- Theatrical release poster
- Directed by: K. Vijayan
- Dialogue by: A. L. Narayanan
- Story by: Shaktipada Rajguru
- Produced by: K. Balaji
- Starring: Sivaji Ganesan; Lakshmi;
- Cinematography: N. Balakrishnan
- Edited by: B. Kanthasamy
- Music by: Ilaiyaraaja
- Production company: Sujatha Cine Arts
- Distributed by: SJS Paradise
- Release date: 4 March 1978;
- Country: India
- Language: Tamil

= Thyagam =

Thyagam (/θjɑːɡəm/ ) is a 1978 Indian Tamil-language action drama film directed by K. Vijayan, starring Sivaji Ganesan and Lakshmi. It is a remake of the 1974 Bengali/Hindi bilingual film Amanush. The film revolves around a wealthy man who falls into poverty due to the machinations of his accountant who later has him arrested on false charges. It was released on 4 March 1978 and became one of the highest-grossing Tamil films of the year.

== Plot ==

Raja and Radha are lovers. Raja is a rich man who has now fallen into depths of despair and poverty due to machinations of his accountant. He has taken over the family property after sending Raja to prison under fake rape and murder charges. Radha too has left him. Inspector Prasanth joins duty and strikes an odd friendship with Raja after initial skirmishes. He rehabilitates Raja, who is an engineer, by giving him a civil contract for construction of a bridge. Life seems to turn for the better until the accountant finds out that the inspector is now reinvestigating the fake charges. He attempts to destroy the bridge, damage Raja and Prasanth's name and save himself. Does he succeed or does Raja manage to redeem himself?

== Soundtrack ==
The music was scored by Ilaiyaraaja and the lyrics were written by Kannadasan. The song "Thenmalli Poove" is set to Mohanam raga.

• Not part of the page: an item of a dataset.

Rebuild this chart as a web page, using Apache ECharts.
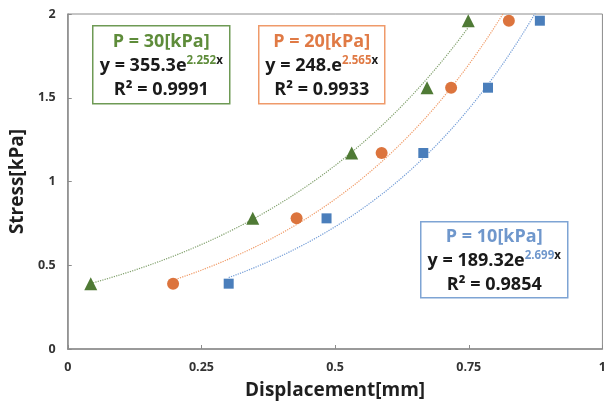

| Song | Singer | Length |
|---|---|---|
| "Nallavarkkellam" | T. M. Soundararajan | 4:21 |
| "Thenmalli Poove" | T. M. Soundararajan, S. Janaki | 4:03 |
| "Ulagam Verum" | T. M. Soundararajan | 4:24 |
| "Varuga Engal" | T. M. Soundararajan, Kausalya, Mohd.Yusuf, M.Vasudevan | 5:47 |
| "Vasantha Kaala Kolangal" | S. Janaki | 3:43 |

== Reception ==
Ananda Vikatan gave the film 45 out of 100 marks, primarily praising Ganesan and Lakshmi's performances, the cinematography and the colouring by Prasad Labs. Free India praised the performances of Ganesan and Lakshmi, even though the latter seemed underutilised. The critic also appreciated the cinematography and editing but felt the music was average.